According to a recent study of mergers and acquisitions, investors who offer “precise” bids for company shares yield better market outcomes than those who offer round-numbered bids.
“It turns out that if you make a precise bid, the targets are more likely to accept it, and more likely to accept it at a cheaper price. And with cash bids, they’ll generate a more positive market reaction,” says Matti Keloharju, a visiting scholar at Harvard Business School and co-author, with Petri Hukkanen, of the paper Initial Offer Precision and M&A Outcomes.
Their research builds on several previous social psychology studies showing that people place more value on precise numbers than on relatively round numbers. People tend to assume, true or not, that someone must have crunched lots of data to come up with an amount so specific. A round number, on the other hand, suggests that a person is just ballparking it—offering an approximate valuation based on vague knowledge.
In one 2013 study, for example, participants played an online game based on the TV show The Price Is Right, in which they had to guess the market price of three consumer products. Before making their guesses, they received “audience suggestions” for what they should bid.
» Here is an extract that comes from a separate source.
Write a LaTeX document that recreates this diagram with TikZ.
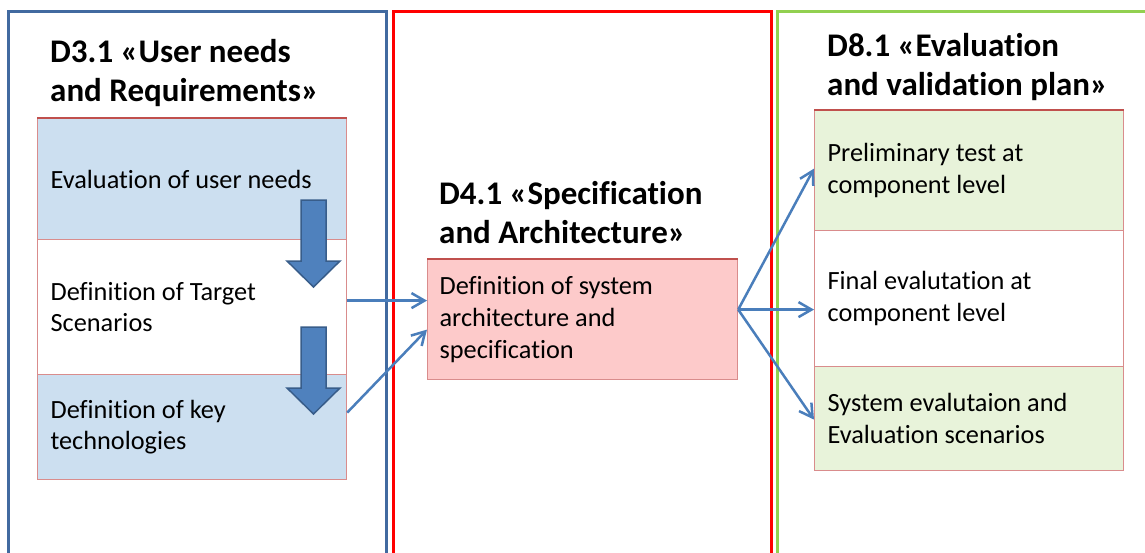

When given the chance to choose which audience members would help them on future bids, participants were least likely to choose those whose suggested bids had ended in zero. (See Show Me the Numbers: Precision as a Cue to Others’ Confidence by Alexandra Jerez-Fernandez, Ashley N. Angulo, and Daniel P. Oppenheimer.)
That said, he warns that a bid too precise may make the bidder look suspicious, or even ridiculous, to the recipient. Bidding $1.03 million for a house is one thing. Bidding $1,033,235.83 is another.
“If a bid is too precise, it may strike as strategic to the recipient, rather than being driven by superior information,” Keloharju says. “This may lead the recipient to rethink whether the bid is really informed.”